-- OBJECTIVE --
Scan the entries below and report only how many lines contain "that".

-- INPUT FOR THIS TASK --
** BEGIN **

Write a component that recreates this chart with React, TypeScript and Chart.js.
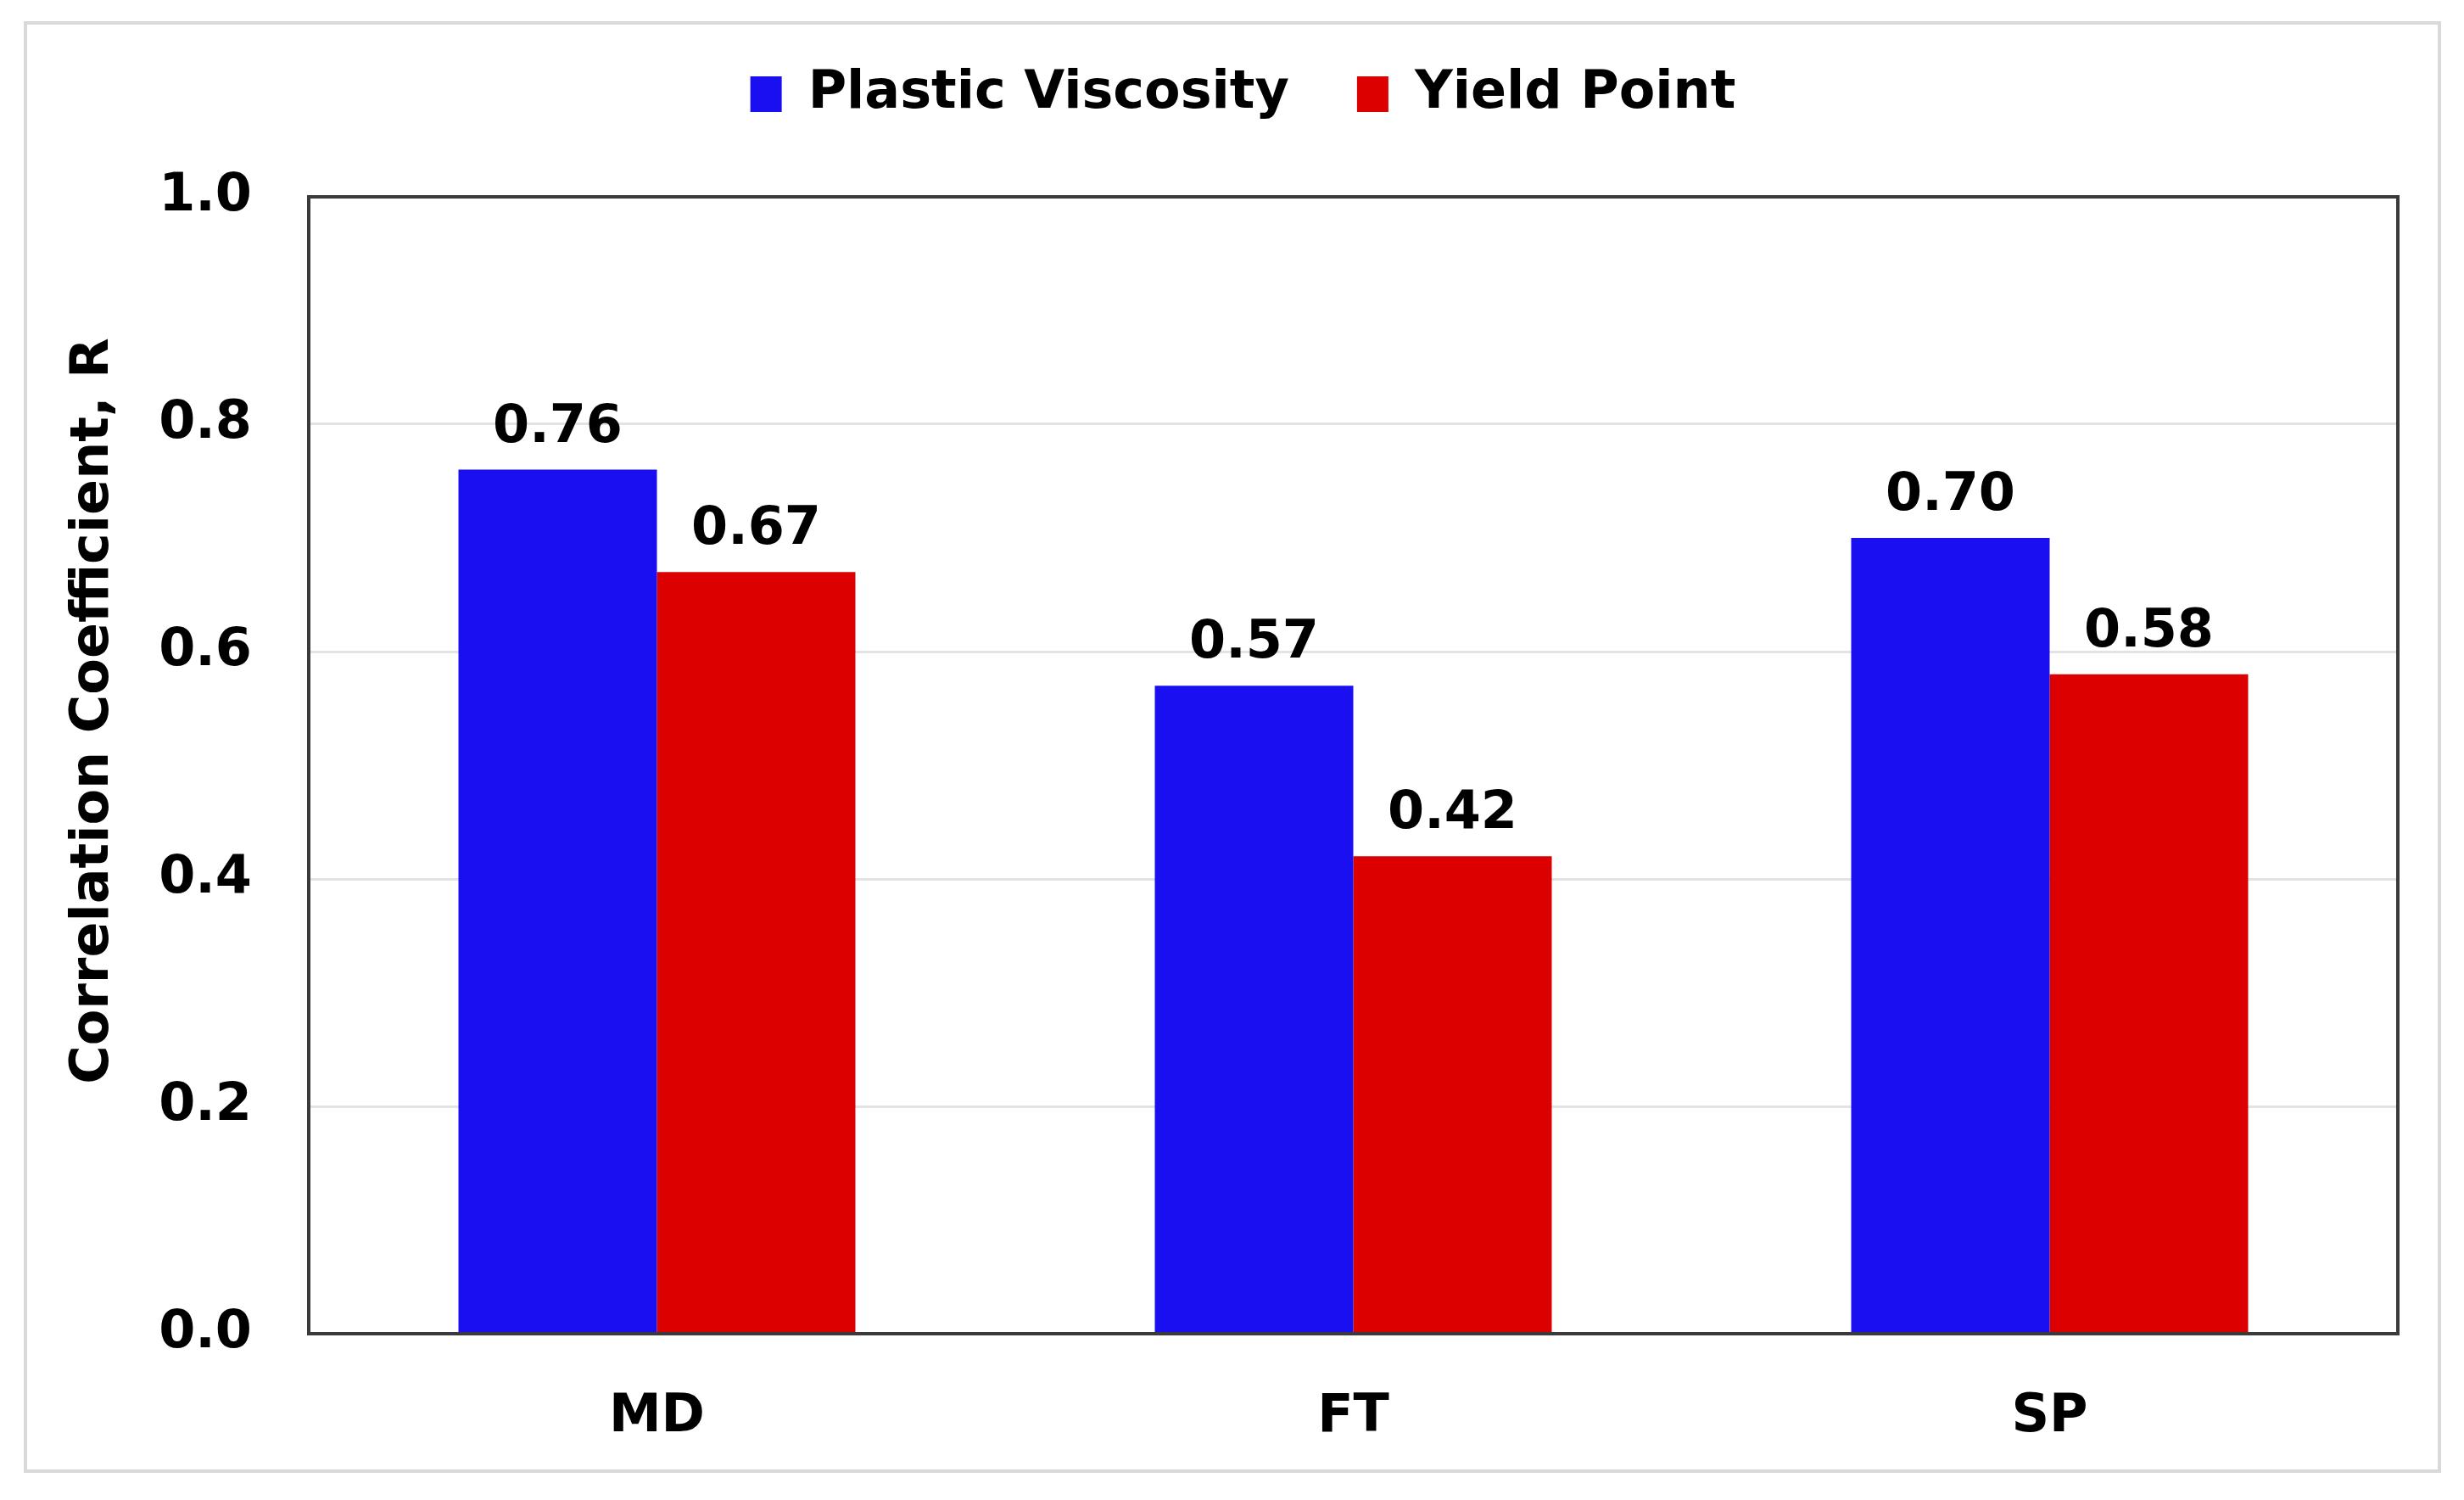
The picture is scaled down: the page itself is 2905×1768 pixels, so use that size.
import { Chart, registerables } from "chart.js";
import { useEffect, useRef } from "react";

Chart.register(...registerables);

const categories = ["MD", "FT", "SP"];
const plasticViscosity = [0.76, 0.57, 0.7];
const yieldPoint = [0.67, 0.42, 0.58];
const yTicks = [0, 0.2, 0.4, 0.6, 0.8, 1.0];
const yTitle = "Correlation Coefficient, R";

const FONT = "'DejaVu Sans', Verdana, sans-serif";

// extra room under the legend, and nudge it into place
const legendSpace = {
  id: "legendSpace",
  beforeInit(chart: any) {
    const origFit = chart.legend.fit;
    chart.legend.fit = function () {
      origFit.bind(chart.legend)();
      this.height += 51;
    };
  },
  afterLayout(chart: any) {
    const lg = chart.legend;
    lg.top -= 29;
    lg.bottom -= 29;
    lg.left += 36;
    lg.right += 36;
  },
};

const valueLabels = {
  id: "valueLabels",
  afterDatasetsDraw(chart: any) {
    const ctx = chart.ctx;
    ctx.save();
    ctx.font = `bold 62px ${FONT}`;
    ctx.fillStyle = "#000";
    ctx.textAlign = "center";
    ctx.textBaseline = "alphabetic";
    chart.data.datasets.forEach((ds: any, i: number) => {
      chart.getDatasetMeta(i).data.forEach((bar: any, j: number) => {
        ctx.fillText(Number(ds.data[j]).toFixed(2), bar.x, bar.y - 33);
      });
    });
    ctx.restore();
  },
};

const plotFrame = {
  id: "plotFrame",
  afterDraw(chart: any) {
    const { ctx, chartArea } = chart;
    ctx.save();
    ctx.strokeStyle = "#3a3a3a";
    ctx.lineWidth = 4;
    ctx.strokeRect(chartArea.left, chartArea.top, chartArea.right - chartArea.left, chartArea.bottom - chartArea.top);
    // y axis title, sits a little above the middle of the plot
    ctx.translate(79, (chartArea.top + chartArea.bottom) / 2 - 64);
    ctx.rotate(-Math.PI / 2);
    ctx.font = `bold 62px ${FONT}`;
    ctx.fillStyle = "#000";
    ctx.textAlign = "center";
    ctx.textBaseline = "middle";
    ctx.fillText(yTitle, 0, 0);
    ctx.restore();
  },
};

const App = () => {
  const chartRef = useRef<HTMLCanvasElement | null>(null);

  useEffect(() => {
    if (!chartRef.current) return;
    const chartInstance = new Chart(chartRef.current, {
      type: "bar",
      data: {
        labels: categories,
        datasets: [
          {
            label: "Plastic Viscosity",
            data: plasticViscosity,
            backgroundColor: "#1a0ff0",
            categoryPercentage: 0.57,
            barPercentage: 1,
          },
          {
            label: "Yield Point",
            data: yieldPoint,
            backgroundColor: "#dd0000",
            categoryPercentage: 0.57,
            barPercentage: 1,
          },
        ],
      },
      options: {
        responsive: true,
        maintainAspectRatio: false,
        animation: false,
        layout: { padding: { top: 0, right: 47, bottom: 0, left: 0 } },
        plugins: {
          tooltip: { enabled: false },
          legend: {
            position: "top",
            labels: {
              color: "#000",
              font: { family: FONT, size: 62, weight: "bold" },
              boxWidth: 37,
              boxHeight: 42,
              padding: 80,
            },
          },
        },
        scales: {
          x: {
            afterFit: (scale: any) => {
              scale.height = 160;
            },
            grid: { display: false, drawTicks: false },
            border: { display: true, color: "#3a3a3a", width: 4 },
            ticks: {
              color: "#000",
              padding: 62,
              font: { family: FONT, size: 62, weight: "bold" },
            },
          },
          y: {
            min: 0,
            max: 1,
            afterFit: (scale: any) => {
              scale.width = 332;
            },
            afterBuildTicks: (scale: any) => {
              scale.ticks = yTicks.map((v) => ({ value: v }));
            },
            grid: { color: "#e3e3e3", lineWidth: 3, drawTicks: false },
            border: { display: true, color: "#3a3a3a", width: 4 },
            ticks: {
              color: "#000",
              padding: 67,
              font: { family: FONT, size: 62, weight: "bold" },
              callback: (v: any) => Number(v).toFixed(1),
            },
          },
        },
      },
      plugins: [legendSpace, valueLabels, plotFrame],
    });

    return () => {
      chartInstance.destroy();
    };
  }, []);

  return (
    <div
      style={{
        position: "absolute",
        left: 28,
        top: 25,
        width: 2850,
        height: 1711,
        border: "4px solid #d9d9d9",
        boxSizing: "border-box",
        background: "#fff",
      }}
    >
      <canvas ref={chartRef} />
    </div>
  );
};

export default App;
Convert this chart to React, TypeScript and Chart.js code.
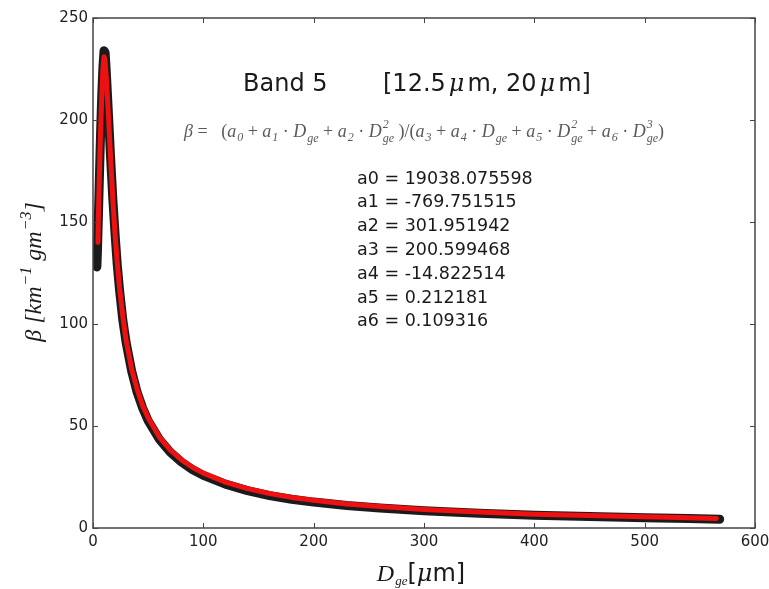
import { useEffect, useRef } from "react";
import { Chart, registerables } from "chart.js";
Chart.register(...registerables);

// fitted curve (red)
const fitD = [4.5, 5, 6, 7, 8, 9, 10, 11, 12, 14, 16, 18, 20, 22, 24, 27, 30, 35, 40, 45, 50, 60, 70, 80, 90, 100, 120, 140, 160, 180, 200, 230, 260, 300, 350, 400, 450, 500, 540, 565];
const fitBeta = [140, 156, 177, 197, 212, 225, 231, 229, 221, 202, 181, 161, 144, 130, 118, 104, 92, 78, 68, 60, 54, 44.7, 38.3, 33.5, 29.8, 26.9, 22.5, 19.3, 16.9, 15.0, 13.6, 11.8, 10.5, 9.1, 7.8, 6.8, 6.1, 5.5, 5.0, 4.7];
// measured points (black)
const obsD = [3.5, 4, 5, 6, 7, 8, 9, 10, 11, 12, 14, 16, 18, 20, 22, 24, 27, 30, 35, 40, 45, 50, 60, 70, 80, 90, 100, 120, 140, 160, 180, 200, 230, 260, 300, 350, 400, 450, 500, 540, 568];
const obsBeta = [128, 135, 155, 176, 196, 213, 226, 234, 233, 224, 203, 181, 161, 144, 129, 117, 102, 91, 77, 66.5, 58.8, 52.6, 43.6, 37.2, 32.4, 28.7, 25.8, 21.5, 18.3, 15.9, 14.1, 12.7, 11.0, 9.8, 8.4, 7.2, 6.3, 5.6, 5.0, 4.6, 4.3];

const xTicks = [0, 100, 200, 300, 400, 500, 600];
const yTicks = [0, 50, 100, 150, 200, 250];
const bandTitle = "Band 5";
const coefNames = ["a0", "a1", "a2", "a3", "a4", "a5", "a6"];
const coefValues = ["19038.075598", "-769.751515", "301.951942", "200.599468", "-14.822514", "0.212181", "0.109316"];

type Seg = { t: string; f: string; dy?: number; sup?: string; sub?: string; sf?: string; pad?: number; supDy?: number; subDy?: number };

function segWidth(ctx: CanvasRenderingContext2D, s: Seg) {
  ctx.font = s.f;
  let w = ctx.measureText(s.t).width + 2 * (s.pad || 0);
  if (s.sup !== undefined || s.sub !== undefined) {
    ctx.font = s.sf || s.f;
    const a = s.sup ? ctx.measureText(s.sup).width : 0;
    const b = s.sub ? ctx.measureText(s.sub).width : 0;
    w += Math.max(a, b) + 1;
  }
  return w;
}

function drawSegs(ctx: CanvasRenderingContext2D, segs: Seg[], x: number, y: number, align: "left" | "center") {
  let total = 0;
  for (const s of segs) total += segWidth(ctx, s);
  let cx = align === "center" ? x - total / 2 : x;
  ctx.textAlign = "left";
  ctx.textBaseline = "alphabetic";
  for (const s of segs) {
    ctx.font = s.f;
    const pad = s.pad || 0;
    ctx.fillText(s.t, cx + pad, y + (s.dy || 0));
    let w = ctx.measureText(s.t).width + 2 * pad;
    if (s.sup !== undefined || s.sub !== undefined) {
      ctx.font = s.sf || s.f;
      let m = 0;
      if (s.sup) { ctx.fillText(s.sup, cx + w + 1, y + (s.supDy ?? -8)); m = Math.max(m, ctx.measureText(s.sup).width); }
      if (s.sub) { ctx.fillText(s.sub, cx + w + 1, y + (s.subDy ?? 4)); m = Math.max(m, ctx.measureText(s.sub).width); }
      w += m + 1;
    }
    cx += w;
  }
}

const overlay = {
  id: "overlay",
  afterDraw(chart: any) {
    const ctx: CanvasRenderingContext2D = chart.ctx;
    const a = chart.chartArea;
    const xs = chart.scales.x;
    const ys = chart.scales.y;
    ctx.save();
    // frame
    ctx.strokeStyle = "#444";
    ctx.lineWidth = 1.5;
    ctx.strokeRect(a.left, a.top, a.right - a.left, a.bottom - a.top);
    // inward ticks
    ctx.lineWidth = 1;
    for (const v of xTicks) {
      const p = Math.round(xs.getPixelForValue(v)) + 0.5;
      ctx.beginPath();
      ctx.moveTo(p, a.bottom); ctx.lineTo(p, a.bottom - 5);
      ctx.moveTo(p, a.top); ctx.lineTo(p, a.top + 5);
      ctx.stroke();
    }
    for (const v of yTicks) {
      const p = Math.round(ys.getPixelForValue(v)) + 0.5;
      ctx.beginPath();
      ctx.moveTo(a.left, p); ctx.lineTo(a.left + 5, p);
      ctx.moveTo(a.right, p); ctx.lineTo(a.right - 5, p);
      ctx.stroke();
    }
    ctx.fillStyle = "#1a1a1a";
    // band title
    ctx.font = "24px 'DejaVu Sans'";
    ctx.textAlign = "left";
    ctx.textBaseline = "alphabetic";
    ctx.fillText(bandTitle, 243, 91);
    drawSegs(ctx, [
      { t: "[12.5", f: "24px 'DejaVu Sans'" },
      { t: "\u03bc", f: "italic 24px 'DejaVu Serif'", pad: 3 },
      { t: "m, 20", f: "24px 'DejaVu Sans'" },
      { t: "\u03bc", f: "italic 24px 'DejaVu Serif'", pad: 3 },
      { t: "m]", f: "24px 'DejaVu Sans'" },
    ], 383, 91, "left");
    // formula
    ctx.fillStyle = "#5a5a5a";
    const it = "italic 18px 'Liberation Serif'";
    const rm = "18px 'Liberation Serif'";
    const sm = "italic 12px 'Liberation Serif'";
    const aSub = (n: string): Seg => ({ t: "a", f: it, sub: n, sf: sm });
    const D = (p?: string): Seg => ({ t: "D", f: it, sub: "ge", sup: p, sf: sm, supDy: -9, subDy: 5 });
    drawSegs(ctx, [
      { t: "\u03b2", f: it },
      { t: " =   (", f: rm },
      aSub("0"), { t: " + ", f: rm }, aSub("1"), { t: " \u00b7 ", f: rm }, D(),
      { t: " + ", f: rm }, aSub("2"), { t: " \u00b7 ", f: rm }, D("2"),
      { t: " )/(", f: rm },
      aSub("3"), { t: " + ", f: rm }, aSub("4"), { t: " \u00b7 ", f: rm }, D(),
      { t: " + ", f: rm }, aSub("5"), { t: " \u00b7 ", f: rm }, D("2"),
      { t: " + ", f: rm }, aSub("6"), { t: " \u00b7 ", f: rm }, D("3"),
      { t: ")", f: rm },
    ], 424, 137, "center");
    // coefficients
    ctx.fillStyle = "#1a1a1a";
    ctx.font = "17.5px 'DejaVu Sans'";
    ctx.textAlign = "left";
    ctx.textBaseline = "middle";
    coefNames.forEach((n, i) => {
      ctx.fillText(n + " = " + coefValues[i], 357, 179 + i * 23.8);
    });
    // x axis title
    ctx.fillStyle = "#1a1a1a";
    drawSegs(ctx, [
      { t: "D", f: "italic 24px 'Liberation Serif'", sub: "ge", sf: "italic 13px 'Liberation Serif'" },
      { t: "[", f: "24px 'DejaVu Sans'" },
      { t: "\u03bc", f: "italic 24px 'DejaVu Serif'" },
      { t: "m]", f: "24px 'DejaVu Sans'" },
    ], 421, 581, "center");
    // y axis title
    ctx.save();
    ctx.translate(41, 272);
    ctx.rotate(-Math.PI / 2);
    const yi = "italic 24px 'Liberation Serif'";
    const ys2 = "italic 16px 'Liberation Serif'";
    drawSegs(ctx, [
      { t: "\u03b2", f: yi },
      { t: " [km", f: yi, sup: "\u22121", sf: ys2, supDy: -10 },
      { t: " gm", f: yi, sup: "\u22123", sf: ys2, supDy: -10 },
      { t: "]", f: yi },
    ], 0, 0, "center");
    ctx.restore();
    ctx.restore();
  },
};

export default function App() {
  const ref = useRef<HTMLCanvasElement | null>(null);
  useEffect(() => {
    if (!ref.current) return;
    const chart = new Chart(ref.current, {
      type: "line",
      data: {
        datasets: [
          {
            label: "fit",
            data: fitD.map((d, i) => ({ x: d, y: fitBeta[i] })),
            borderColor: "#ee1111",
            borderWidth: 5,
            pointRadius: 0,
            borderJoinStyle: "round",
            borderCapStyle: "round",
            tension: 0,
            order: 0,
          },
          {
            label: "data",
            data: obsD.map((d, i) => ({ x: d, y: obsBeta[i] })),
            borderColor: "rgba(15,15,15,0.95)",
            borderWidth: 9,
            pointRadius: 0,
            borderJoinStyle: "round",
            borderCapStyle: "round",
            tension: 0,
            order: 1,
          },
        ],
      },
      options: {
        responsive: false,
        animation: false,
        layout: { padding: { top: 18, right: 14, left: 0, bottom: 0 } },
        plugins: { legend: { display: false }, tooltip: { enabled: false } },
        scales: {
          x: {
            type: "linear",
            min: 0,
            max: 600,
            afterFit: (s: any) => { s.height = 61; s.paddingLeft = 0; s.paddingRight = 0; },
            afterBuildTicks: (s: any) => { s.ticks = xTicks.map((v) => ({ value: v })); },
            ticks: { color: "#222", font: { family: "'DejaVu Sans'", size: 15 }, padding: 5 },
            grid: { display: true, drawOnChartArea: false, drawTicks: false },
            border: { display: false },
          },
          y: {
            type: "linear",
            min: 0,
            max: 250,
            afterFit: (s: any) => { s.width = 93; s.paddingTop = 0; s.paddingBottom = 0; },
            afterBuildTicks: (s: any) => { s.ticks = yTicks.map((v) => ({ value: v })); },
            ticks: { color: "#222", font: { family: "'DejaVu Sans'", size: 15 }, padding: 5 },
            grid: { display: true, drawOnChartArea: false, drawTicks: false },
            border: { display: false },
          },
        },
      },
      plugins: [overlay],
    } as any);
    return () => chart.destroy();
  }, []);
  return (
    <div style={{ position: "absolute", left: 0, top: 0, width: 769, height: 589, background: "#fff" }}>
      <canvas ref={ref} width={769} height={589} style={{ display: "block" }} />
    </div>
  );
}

** END **

-- RESULT --
2